If the U.S. federal income tax on the periodic pension payment is 15% of the payment or greater, paragraphs 4(a) and 4(b) of Article XXIV would apply before taking into account the credit that Canada would grant under the Act for the state income tax on such pension payment.
However, since the excess state tax is an income or profits tax paid to a foreign country, it qualifies as a non-business income tax eligible for foreign tax credit in Canada. Such credit should not reduce Canadian income tax for the purposes of the credit for foreign taxes which the U.S. must provide under paragraph 4(b) of Article XXIV of the Convention. This results from the fact that the U.S. must grant a credit for Canadian taxes after Canada grants credit only for U.S. and state taxes paid in accordance with the Convention.
The following examples would help to illustrate the application of such credits.
Example I:
Ignore the foreign exchange between Canada and the U.S. and assume the following:
-Periodic pension payment from sources in California is $10,000;
-Canadian tax before foreign tax credit on such income is at 40% or $4,000;
-U.S. federal tax before foreign tax credit is at 28% or $2,800;
-California State tax is at 5% or $500;
Under the Convention, Canadian foreign tax credit would be $1,500 (i.e., 15% of the periodic pension payment of $10,000) which is the amount of the tax paid or accrued to the U.S. if the taxpayer were not a U.S. citizen. Because U.S. federal tax has already exceeded 15% of the gross amount of the periodic pension payment, the California State tax on such income is not considered to be imposed consistently with the provisions of the Convention and as such is not treated as part of the "taxes paid or accrued to" the U.S. for purposes of paragraph 4(a) of Article XXIV. Therefore, Canada is not obliged to grant a credit for such state tax under the Convention.
U.S. tax credit for Canadian tax paid would be $1,300 because U.S. federal tax after the tax credit could not be reduced to an amount less than the amount that the U.S. would be able to tax if the recipient of the periodic pension payment were not a U.S. citizen (i.e., the U.S. source basis tax). Therefore, the maximum U.S. tax credit is $1,300 which is equal to the U.S. federal tax of $2,800 less the source basis tax of $1,500.
As a result, the taxpayer's tax liability on the periodic pension payment is
Canadian tax before credit for state
income tax ($4,000 - $1,500) $2,500
Less: credit for state income tax $ (500)
$2,000
U.S. federal tax before foreign tax credit $2,800
Less: U.S. foreign tax credit which is the
lesser of $2,500 (Canadian tax
before credit for state income tax)
and $1,300 (U.S. federal tax of
$2,800 less the U.S. source basis
tax of $1,500) $1,300
$1,500
California State income tax $ 500
Total $4,000
Example II:
Assume the same facts as in Example I except that the U.S. federal income tax on the periodic pension payment is $1,300 instead of $2,800.

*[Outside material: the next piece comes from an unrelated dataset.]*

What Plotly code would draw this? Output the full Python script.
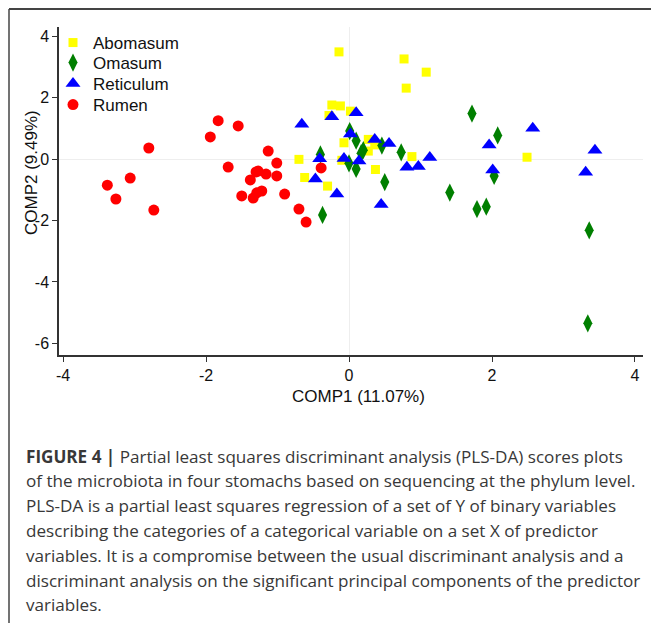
import plotly.graph_objects as go

# ---- data ----
abomasum_x = [-0.14, 0.77, 1.08, 0.80, -0.24, -0.12, -0.28, 0.02, -0.07, 0.27, 0.36, 0.27, 0.88, -0.70, -0.62, -0.30, 0.37, -0.10, 2.49]
abomasum_y = [3.49, 3.26, 2.83, 2.31, 1.76, 1.73, 1.42, 1.56, 0.53, 0.64, 0.46, 0.26, 0.08, -0.01, -0.60, -0.88, -0.34, -0.04, 0.06]

omasum_x = [0.01, 0.10, -0.40, 0.20, 0.17, 0.46, 0.73, 0.00, 0.10, 0.50, 1.41, -0.37, 1.72, 2.08, 2.03, 1.79, 1.92, 3.36, 3.34]
omasum_y = [0.91, 0.60, 0.15, 0.29, 0.19, 0.44, 0.22, -0.14, -0.32, -0.75, -1.09, -1.82, 1.48, 0.77, -0.55, -1.63, -1.55, -2.32, -5.35]

reticulum_x = [-0.66, -0.24, 0.10, 0.02, 0.36, 0.56, -0.41, -0.07, 0.14, 0.81, 0.97, 1.13, -0.47, -0.17, 0.45, 1.96, 2.57, 3.44, 2.01, 3.31]
reticulum_y = [1.13, 1.38, 1.51, 0.82, 0.64, 0.51, 0.01, 0.02, -0.06, -0.27, -0.24, 0.05, -0.65, -1.14, -1.48, 0.46, 1.00, 0.29, -0.36, -0.43]

rumen_x = [-3.38, -3.26, -3.06, -2.80, -2.73, -1.94, -1.83, -1.55, -1.69, -1.38, -1.30, -1.27, -1.16, -1.13, -1.01, -1.01, -1.50, -1.34, -1.29, -1.22, -0.90, -0.70, -0.60, -0.39]
rumen_y = [-0.85, -1.30, -0.62, 0.36, -1.66, 0.72, 1.25, 1.08, -0.26, -0.68, -0.42, -0.39, -0.49, 0.26, -0.13, -0.55, -1.20, -1.27, -1.10, -1.04, -1.14, -1.63, -2.05, -0.29]

x_ticks = [-4, -2, 0, 2, 4]
y_ticks = [4, 2, 0, -2, -4, -6]

x_title = "COMP1 (11.07%)"
y_title = "COMP2 (9.49%)"

caption_lines = [
    "<b>FIGURE 4 |</b> Partial least squares discriminant analysis (PLS-DA) scores plots",
    "of the microbiota in four stomachs based on sequencing at the phylum level.",
    "PLS-DA is a partial least squares regression of a set of Y of binary variables",
    "describing the categories of a categorical variable on a set X of predictor",
    "variables. It is a compromise between the usual discriminant analysis and a",
    "discriminant analysis on the significant principal components of the predictor",
    "variables.",
]

FONT = "Liberation Sans, Arial, sans-serif"
CAP_FONT = "Open Sans, Liberation Sans, sans-serif"

# layout geometry (figure pixels; the page adds an 8px body margin)
W, H = 651, 615
L, R, T, B = 51, 635, 19, 347
PW, PH = R - L, B - T


def px(xf):
    return (xf - L) / PW


def py(yf):
    return (B - yf) / PH


series = [
    ("Abomasum", abomasum_x, abomasum_y, dict(symbol="square", size=9, color="#FFFF00"), "legend"),
    ("Omasum", omasum_x, omasum_y, dict(symbol="diamond-tall", size=13, color="#007F00"), "legend2"),
    ("Reticulum", reticulum_x, reticulum_y, dict(symbol="triangle-up", size=13, color="#0000FF"), "legend3"),
    ("Rumen", rumen_x, rumen_y, dict(symbol="circle", size=11, color="#FF0000"), "legend4"),
]

fig = go.Figure()
for name, xs, ys, mk, lg in series:
    fig.add_trace(go.Scatter(x=xs, y=ys, mode="markers", name=name, marker=mk, legend=lg))

axis_common = dict(showgrid=False, zeroline=True, zerolinecolor="#EEEEEE", zerolinewidth=1,
                   showline=True, linecolor="#333333", linewidth=1.5,
                   ticks="outside", ticklen=5, tickcolor="#333333", tickwidth=1.2,
                   automargin=False,
                   tickfont=dict(family=FONT, size=16, color="#111111"))

fig.update_xaxes(range=[-4.056, 4.112], tickvals=x_ticks, ticktext=[str(v) for v in x_ticks],
                 **axis_common)
fig.update_yaxes(range=[-6.38, 4.30], tickvals=y_ticks, ticktext=[str(v) for v in y_ticks],
                 **axis_common)

# axis titles
fig.add_annotation(text=x_title, xref="paper", yref="paper", x=px(350.5), y=py(389),
                   xanchor="center", yanchor="middle", showarrow=False,
                   font=dict(family=FONT, size=17, color="#111111"))
fig.add_annotation(text=y_title, xref="paper", yref="paper", x=px(23.5), y=py(164.5),
                   xanchor="center", yanchor="middle", showarrow=False, textangle=-90,
                   font=dict(family=FONT, size=17, color="#111111"))

# figure frame lines (top and left)
fig.add_shape(type="line", xref="paper", yref="paper", x0=px(1), x1=px(W + 5), y0=py(1), y1=py(1),
              line=dict(color="#444444", width=2))
fig.add_shape(type="line", xref="paper", yref="paper", x0=px(1), x1=px(1), y0=py(1), y1=py(H + 5),
              line=dict(color="#444444", width=1.5))

for i, line in enumerate(caption_lines):
    yy = 448 + i * 24.8
    fig.add_annotation(text=line, xref="paper", yref="paper", x=px(16),
                       y=py(yy), xanchor="left", yanchor="middle", showarrow=False,
                       align="left", font=dict(family=CAP_FONT, size=17.1, color="#383838"))

legend_rows = [34, 54, 75, 96]
legend_style = dict(xanchor="left", yanchor="top", bgcolor="rgba(0,0,0,0)",
                    font=dict(family=FONT, size=17, color="#111111"), itemwidth=30)
legends = {}
for key, row in zip(["legend", "legend2", "legend3", "legend4"], legend_rows):
    legends[key] = dict(x=px(45), y=py(row - 17), **legend_style)

fig.update_layout(
    width=W, height=H,
    margin=dict(l=L, r=W - R, t=T, b=H - B, autoexpand=False),
    paper_bgcolor="white", plot_bgcolor="white",
    showlegend=True,
    **legends,
)

fig.write_html("out.html")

Because U.S. federal income tax is only $1,300 which is less than 15% of the periodic pension payment, $200 of the California tax of $500 would be considered to be taxes paid or accrued to the U.S. for purposes of paragraph 4(a) of Article XXIV. Therefore, Canada is obliged to grant a credit of $1,500 under that paragraph. The tax liability of the taxpayer would be:
Canadian income tax before credit for excess
state income tax ($4,000 - $1,500) $2,500
Less: credit for excess state income tax $ (300)
$2,200
U.S. federal income tax (since U.S. federal tax
is less than U.S. source basis tax, there is no
U.S. tax credit in this case $1,300
California State income tax $ 500
Total $4,000
Example III:
Assume the same facts as in Example I except that the Canadian income tax on the periodic pension payment is $3,000 instead of $4,000.

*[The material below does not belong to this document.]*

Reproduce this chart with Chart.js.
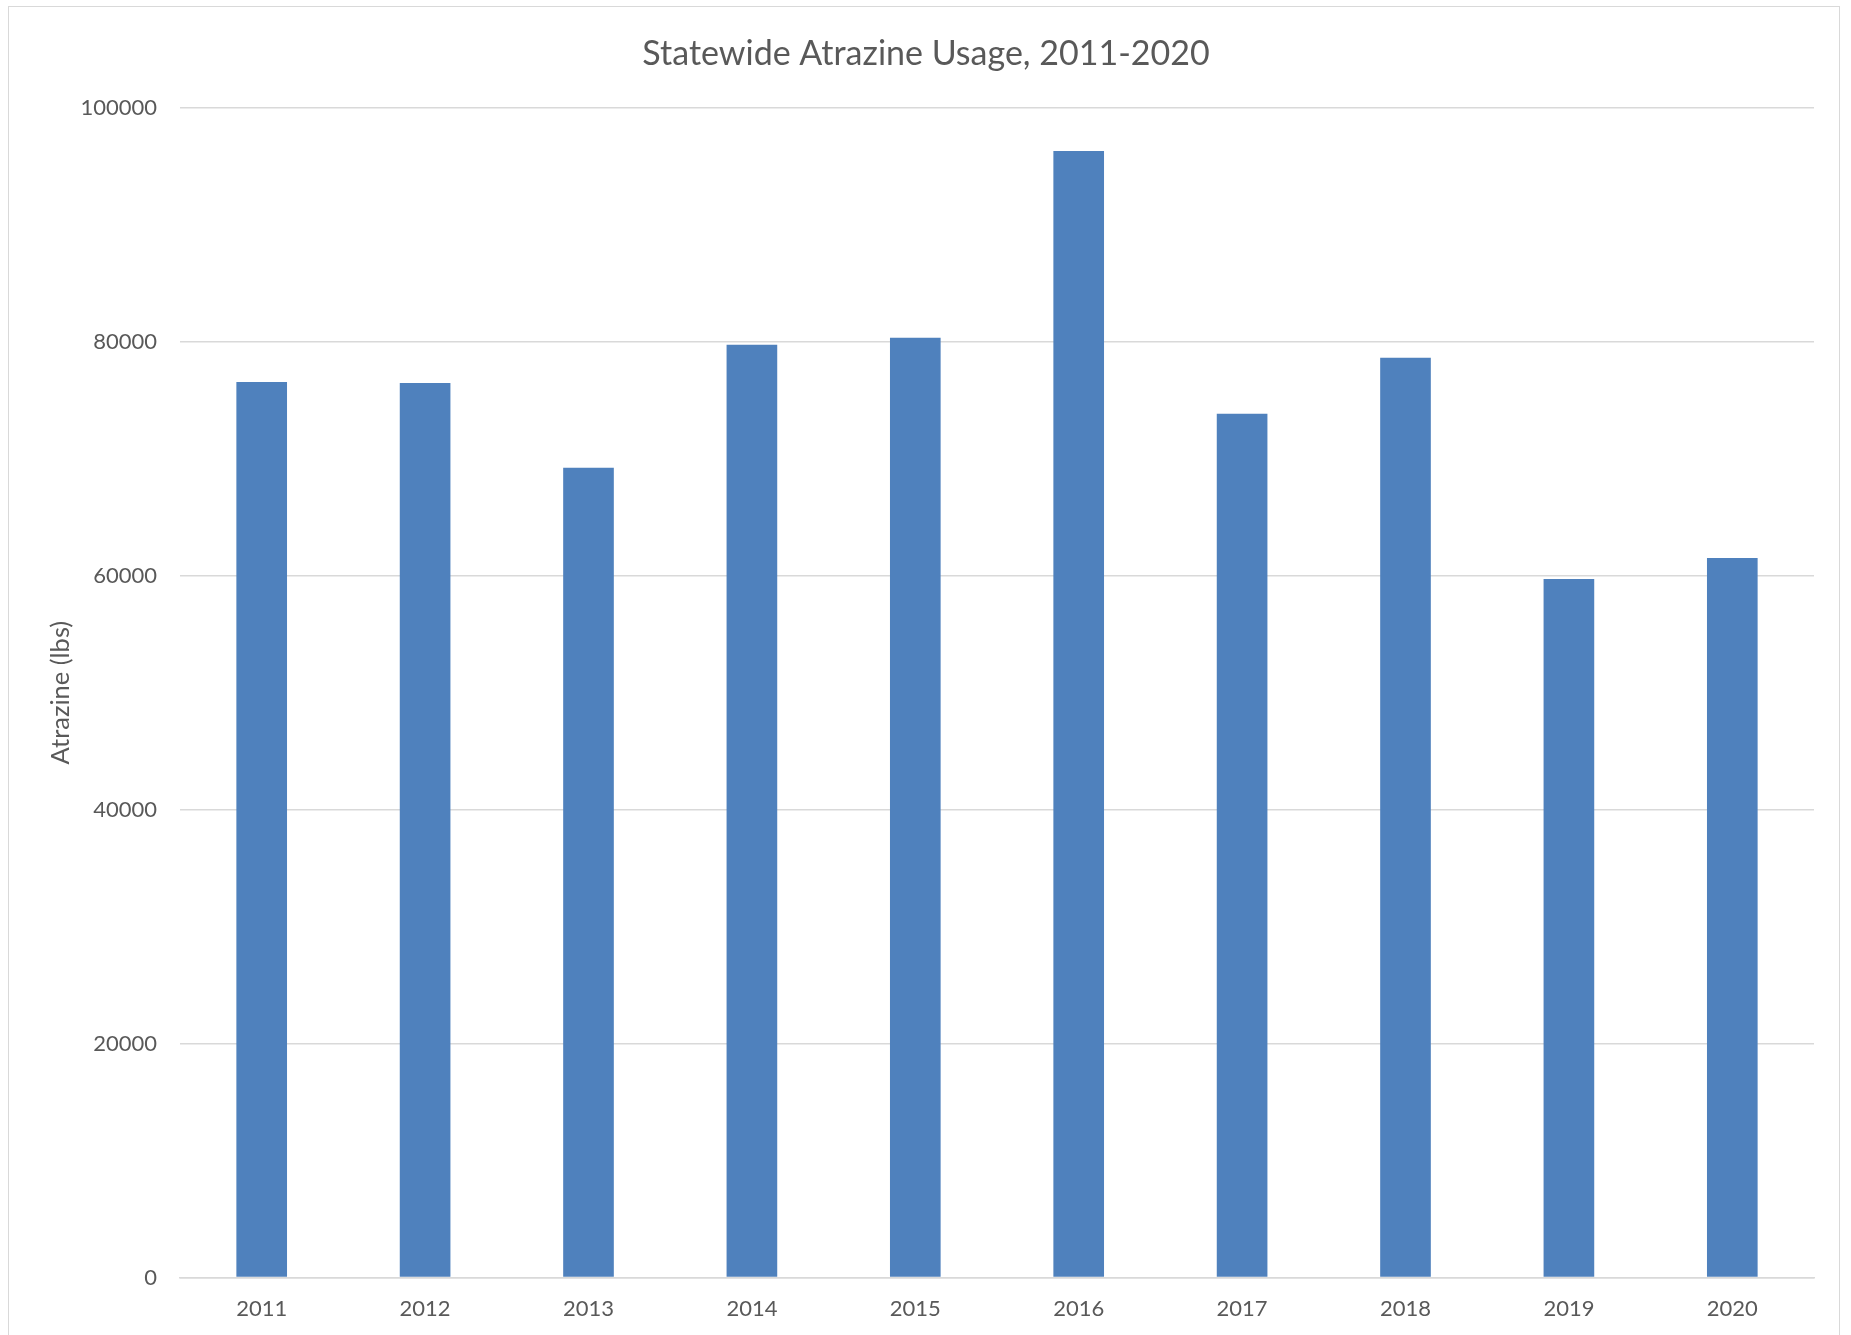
<!DOCTYPE html>
<html>
<head>
<meta charset="utf-8">
<title>Statewide Atrazine Usage, 2011-2020</title>
<script src="https://cdn.jsdelivr.net/npm/chart.js@4/dist/chart.umd.min.js"></script>
<style>
	html, body { margin: 0; padding: 0; background: #ffffff; }
	body { width: 1851px; height: 1335px; position: relative; overflow: hidden; }
	#frame {
		position: absolute; left: 8px; top: 6px; width: 1832px; height: 1340px;
		border: 1.5px solid #d9d9d9; box-sizing: border-box;
	}
	#chart { position: absolute; left: 0; top: 0; }
</style>
</head>
<body>
<div id="frame"></div>
<canvas id="chart" width="1851" height="1335"></canvas>
<script>
// values
var years = ['2011', '2012', '2013', '2014', '2015', '2016', '2017', '2018', '2019', '2020'];
var atrazineLbs = [76550, 76470, 69230, 79740, 80340, 96300, 73850, 78630, 59720, 61510];
var yTicks = [0, 20000, 40000, 60000, 80000, 100000];

var textColor = '#595959';
var gridColor = '#d9d9d9';
var fontFamily = 'Lato, "Open Sans", sans-serif';

var ctx = document.getElementById('chart');

// the title is centred on the whole frame, not only the padded layout box
var centerTitle = {
	id: 'centerTitle',
	afterLayout: function(chart) {
		if (chart.titleBlock) {
			chart.titleBlock.right = chart.width + 1;
		}
	}
};

new Chart(ctx, {
	type: 'bar',
	data: {
		labels: years,
		datasets: [{
			label: 'Atrazine (lbs)',
			data: atrazineLbs,
			backgroundColor: '#4f81bd',
			borderWidth: 0,
			barPercentage: 0.31,
			categoryPercentage: 1.0
		}]
	},
	plugins: [centerTitle],
	options: {
		responsive: false,
		animation: false,
		layout: {
			padding: { left: 0, right: 37, top: 0, bottom: 0 }
		},
		plugins: {
			legend: { display: false },
			tooltip: { enabled: false },
			title: {
				display: true,
				text: 'Statewide Atrazine Usage, 2011-2020',
				color: textColor,
				font: { family: fontFamily, size: 34, weight: 'normal' },
				padding: { top: 34, bottom: 33 }
			}
		},
		scales: {
			x: {
				grid: { display: false, drawTicks: false },
				border: { display: true, color: gridColor, width: 1.5 },
				ticks: {
					color: textColor,
					font: { family: fontFamily, size: 22 },
					padding: 18,
					maxRotation: 0
				},
				afterFit: function(scale) {
					scale.height = 57.5;
				}
			},
			y: {
				min: 0,
				max: 100000,
				afterBuildTicks: function(scale) {
					scale.ticks = yTicks.map(function(v) { return { value: v }; });
				},
				grid: { color: gridColor, lineWidth: 1.5, drawTicks: false },
				border: { display: false },
				ticks: {
					color: textColor,
					font: { family: fontFamily, size: 22 },
					padding: 23,
					callback: function(value) { return String(value); }
				},
				title: {
					display: true,
					text: 'Atrazine (lbs)',
					color: textColor,
					font: { family: fontFamily, size: 25.5 },
					padding: { top: 45, bottom: 0 }
				},
				afterFit: function(scale) {
					scale.width = 180;
				}
			}
		}
	}
});
</script>
</body>
</html>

In this example, you will see that although the net Canadian tax after credit for U.S. state income tax is only $1,000, the Canadian tax before the credit for state income tax is $1,500. The U.S. is required to grant a tax credit of $1,300 against its federal tax.

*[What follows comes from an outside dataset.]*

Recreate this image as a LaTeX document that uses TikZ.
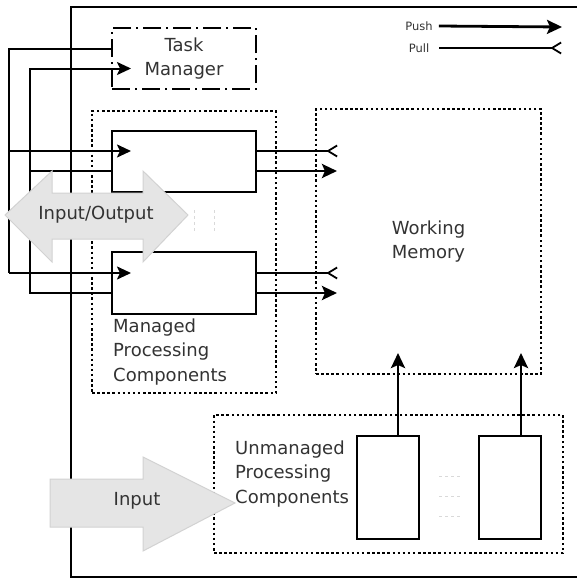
\documentclass[tikz,border=0pt]{standalone}
\usepackage{fontspec}
\setmainfont{DejaVu Sans}
\usepackage{tikz}
\usetikzlibrary{arrows.meta}

\begin{document}
\begin{tikzpicture}[x=1pt,y=-1pt,
    every node/.style={font=\fontsize{18}{24.5}\selectfont, text=black!80},
    box/.style={draw, line width=2pt, minimum width=144pt, inner sep=0pt},
    group/.style={draw, line width=1.8pt, dash pattern=on 2.5pt off 2.6pt, inner sep=0pt},
    wire/.style={line width=2pt},
    ctrl/.style={line width=2pt, -{Stealth[length=14pt,width=13pt,inset=3pt]}},
    push/.style={line width=2.8pt, -{Stealth[length=15pt,width=14pt,inset=3pt]}},
    pull/.style={line width=2pt, -{Straight Barb[reversed,length=9pt,width=11pt,line width=1.8pt]}},
    key/.style={font=\fontsize{11.5}{14}\selectfont, inner sep=0pt},
    bigarrow/.style={fill=gray!20, draw=gray!35, line width=1pt},
    etc/.style={gray!30, line width=1pt, dash pattern=on 3pt off 3pt}]

        \useasboundingbox (0,0) rectangle (577,579);
        \clip (0,0) rectangle (577,579);

        % Outer frame
        \draw[wire] (71,7) rectangle (600,577);

        % Legend
        \node[key] (pushkey) at (419,26) {Push};
        \node[key] (pullkey) at (419,48) {Pull};
        \draw[push] ([xshift=6pt]pushkey.east) -- (562,27);
        \draw[pull] ([xshift=10pt]pullkey.east) -- (562,48);

        % Task manager
        \node[box, minimum height=61pt, dash pattern=on 18pt off 5pt on 2pt off 5pt, align=center]
          (taskmgr) at (184,58.5) {Task\\Manager};

        % Managed processing components
        \node[group, minimum width=184pt, minimum height=282pt] (mgroup) at (184,252) {};
        \node[box, minimum height=61pt] (mpc1) at (184,161) {};
        \node[box, minimum height=62pt] (mpc2) at (184,283) {};
        \node[anchor=west, align=left, inner sep=0pt] (mlabel) at (113,352)
          {Managed\\Processing\\Components};
        \draw[etc] (194,210) -- (194,232);
        \draw[etc] (214,210) -- (214,232);

        % Working memory
        \node[group, minimum width=225pt, minimum height=265pt, align=center]
          (wm) at (428.5,241.5) {Working\\Memory};

        % Unmanaged processing components
        \node[group, minimum width=349pt, minimum height=138pt] (ugroup) at (388.5,484) {};
        \node[box, minimum width=62pt, minimum height=103pt] (upc1) at (388,487.5) {};
        \node[box, minimum width=62pt, minimum height=103pt] (upc2) at (510,487.5) {};
        \node[anchor=west, align=left, inner sep=0pt] (ulabel) at (235,474)
          {Unmanaged\\Processing\\Components};
        \foreach \y in {476,496,516}
          \draw[etc] (439,\y) -- (461,\y);

        % Control lines from the left
        \draw[wire] ([yshift=10pt]taskmgr.west) -| ([xshift=-102pt,yshift=10pt]mpc2.west);
        \draw[ctrl] ([xshift=-102pt,yshift=10pt]mpc1.west) -- ([xshift=20pt,yshift=10pt]mpc1.west);
        \draw[ctrl] ([xshift=-102pt,yshift=10pt]mpc2.west) -- ([xshift=20pt,yshift=10pt]mpc2.west);
        \draw[ctrl] ([yshift=-10pt]mpc2.west) -| ([xshift=-81pt,yshift=-10pt]taskmgr.west)
          -- ([xshift=20pt,yshift=-10pt]taskmgr.west);
        \draw[wire] ([xshift=-81pt,yshift=-10pt]mpc1.west) -- ([yshift=-10pt]mpc1.west);

        % Pull and push into working memory
        \draw[pull] ([yshift=10pt]mpc1.east) -- ++(81,0);
        \draw[push] ([yshift=-10pt]mpc1.east) -- ++(80,0);
        \draw[pull] ([yshift=10pt]mpc2.east) -- ++(81,0);
        \draw[push] ([yshift=-10pt]mpc2.east) -- ++(80,0);
        \draw[push] ([xshift=10pt]upc1.north) -- ++(0,-82);
        \draw[push] ([xshift=11pt]upc2.north) -- ++(0,-82);

        % Input/Output arrow
        \filldraw[bigarrow] (5,215) -- (52,171) -- (52,193) -- (143,193) -- (143,171) -- (188,215)
          -- (143,262) -- (143,239) -- (52,239) -- (52,262) -- cycle;
        \node (io) at (96,215) {Input/Output};

        % Input arrow
        \filldraw[bigarrow] (50,479) -- (143,479) -- (143,457) -- (235,503) -- (143,551)
          -- (143,527) -- (50,527) -- cycle;
        \node (input) at (137,501) {Input};

\end{tikzpicture}
\end{document}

The total tax liability of the taxpayer would be:
Canadian income tax before credit for state
income tax ($3,000 - $1,500) $1,500
Less: Credit for state income tax $ (500)
$1,000
U.S. federal income tax before tax credit $2,800
Less: U.S. foreign tax credit which is
the lesser of $1,500 (Canadian tax
before credit for state income tax)
and $1,300 (U.S. federal tax of
$2,800 less U.S. source basis tax
of $1,500) $1,300
$1,500
California State income tax $ 500
Total $3,000
Issue # 2: Taxable Refund of State Income Tax
Another issue is whether U.S. federal income tax on taxable refund of state income tax is creditable for Canadian foreign tax credit purposes.
Taxable refund arises as a result of a refund of an overpayment of state income tax of the preceding year. Since the amount of the state income tax has been allowed as part of the itemized deductions for U.S. federal income tax purposes in the preceding year, the refund of such tax is required to be included in income for U.S. federal income tax purposes in the year it is received. In the preceding year when itemized deductions have been overstated because of the overstatement of state income tax, U.S. federal income tax for Canadian foreign tax credit purposes would be understated resulting in an understatement of Canadian tax credit for U.S. federal income tax. However, Canada has probably granted a foreign tax credit for the overstated state income tax in the preceding year, and such an overstatement of credit for state income tax would exceed the understatement of credit for U.S. federal income tax so that the taxpayer has most likely been granted too much Canadian foreign tax credit in that year.
Position
Where a Canadian tax credit has been granted in the preceding year, our position is that no adjustment to the Canadian tax return of the preceding year need be made and the portion of the U.S. federal income tax otherwise payable on the taxable refund of state income tax should be ignored for Canadian foreign tax purposes as too much tax credit has already been granted in the preceding year.
endnotes
1 See California State publication FTB PUB.1005 "Pension and Annuity Guidelines" and "California Forms & Instructions -- Nonresident or Part-Year Resident -- 1995 Personal Income Tax Booklet".